Transcribe the listing in full, excluding any pictures.
--- START SOURCE EXCERPT ---
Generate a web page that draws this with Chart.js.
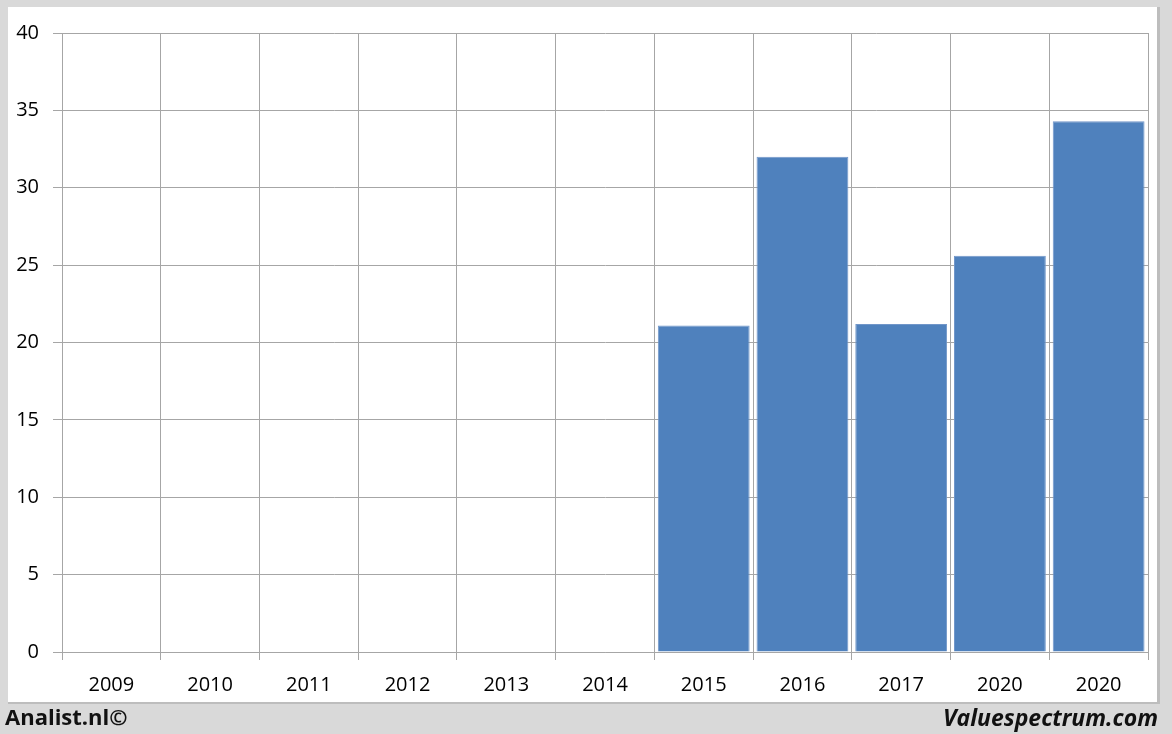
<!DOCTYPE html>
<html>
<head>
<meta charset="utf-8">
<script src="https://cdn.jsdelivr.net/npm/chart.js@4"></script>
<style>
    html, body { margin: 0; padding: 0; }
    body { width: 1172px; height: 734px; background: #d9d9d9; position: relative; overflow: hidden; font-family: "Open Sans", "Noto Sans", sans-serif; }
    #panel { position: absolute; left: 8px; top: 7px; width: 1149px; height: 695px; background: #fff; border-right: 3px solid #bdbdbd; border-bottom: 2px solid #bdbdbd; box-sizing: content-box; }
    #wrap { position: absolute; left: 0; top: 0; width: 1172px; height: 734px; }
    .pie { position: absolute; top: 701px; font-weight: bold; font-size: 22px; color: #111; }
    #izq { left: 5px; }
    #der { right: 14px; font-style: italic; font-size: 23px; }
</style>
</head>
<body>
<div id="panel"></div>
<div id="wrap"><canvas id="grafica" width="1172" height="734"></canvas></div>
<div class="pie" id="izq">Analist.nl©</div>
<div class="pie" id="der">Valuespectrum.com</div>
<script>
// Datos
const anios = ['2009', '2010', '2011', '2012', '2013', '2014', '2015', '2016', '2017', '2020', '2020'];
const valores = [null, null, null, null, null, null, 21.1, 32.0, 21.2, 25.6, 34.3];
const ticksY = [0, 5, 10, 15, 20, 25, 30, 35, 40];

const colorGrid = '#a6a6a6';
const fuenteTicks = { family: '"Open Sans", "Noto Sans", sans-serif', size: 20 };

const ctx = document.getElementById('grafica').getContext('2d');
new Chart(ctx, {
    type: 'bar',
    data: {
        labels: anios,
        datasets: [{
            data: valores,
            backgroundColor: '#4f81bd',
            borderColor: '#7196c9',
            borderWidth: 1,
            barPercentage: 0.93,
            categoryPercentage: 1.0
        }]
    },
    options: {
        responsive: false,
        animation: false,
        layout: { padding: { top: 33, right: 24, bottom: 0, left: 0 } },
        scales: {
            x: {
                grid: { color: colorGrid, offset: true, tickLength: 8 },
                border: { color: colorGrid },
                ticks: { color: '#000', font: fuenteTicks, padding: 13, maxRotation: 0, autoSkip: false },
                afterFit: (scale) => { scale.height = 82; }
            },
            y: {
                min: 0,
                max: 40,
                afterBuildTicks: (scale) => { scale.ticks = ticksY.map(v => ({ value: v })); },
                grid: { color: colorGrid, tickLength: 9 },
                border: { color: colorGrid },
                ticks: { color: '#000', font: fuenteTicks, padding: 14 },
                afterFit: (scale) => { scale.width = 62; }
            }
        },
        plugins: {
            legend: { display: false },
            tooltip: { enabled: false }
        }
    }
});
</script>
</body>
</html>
--- END SOURCE EXCERPT ---
__WRITTEN ANSWER__:
Generate a web page that draws this with Chart.js.
<!DOCTYPE html>
<html>
<head>
<meta charset="utf-8">
<script src="https://cdn.jsdelivr.net/npm/chart.js@4"></script>
<style>
    html, body { margin: 0; padding: 0; }
    body { width: 1172px; height: 734px; background: #d9d9d9; position: relative; overflow: hidden; font-family: "Open Sans", "Noto Sans", sans-serif; }
    #panel { position: absolute; left: 8px; top: 7px; width: 1149px; height: 695px; background: #fff; border-right: 3px solid #bdbdbd; border-bottom: 2px solid #bdbdbd; box-sizing: content-box; }
    #wrap { position: absolute; left: 0; top: 0; width: 1172px; height: 734px; }
    .pie { position: absolute; top: 701px; font-weight: bold; font-size: 22px; color: #111; }
    #izq { left: 5px; }
    #der { right: 14px; font-style: italic; font-size: 23px; }
</style>
</head>
<body>
<div id="panel"></div>
<div id="wrap"><canvas id="grafica" width="1172" height="734"></canvas></div>
<div class="pie" id="izq">Analist.nl©</div>
<div class="pie" id="der">Valuespectrum.com</div>
<script>
// Datos
const anios = ['2009', '2010', '2011', '2012', '2013', '2014', '2015', '2016', '2017', '2020', '2020'];
const valores = [null, null, null, null, null, null, 21.1, 32.0, 21.2, 25.6, 34.3];
const ticksY = [0, 5, 10, 15, 20, 25, 30, 35, 40];

const colorGrid = '#a6a6a6';
const fuenteTicks = { family: '"Open Sans", "Noto Sans", sans-serif', size: 20 };

const ctx = document.getElementById('grafica').getContext('2d');
new Chart(ctx, {
    type: 'bar',
    data: {
        labels: anios,
        datasets: [{
            data: valores,
            backgroundColor: '#4f81bd',
            borderColor: '#7196c9',
            borderWidth: 1,
            barPercentage: 0.93,
            categoryPercentage: 1.0
        }]
    },
    options: {
        responsive: false,
        animation: false,
        layout: { padding: { top: 33, right: 24, bottom: 0, left: 0 } },
        scales: {
            x: {
                grid: { color: colorGrid, offset: true, tickLength: 8 },
                border: { color: colorGrid },
                ticks: { color: '#000', font: fuenteTicks, padding: 13, maxRotation: 0, autoSkip: false },
                afterFit: (scale) => { scale.height = 82; }
            },
            y: {
                min: 0,
                max: 40,
                afterBuildTicks: (scale) => { scale.ticks = ticksY.map(v => ({ value: v })); },
                grid: { color: colorGrid, tickLength: 9 },
                border: { color: colorGrid },
                ticks: { color: '#000', font: fuenteTicks, padding: 14 },
                afterFit: (scale) => { scale.width = 62; }
            }
        },
        plugins: {
            legend: { display: false },
            tooltip: { enabled: false }
        }
    }
});
</script>
</body>
</html>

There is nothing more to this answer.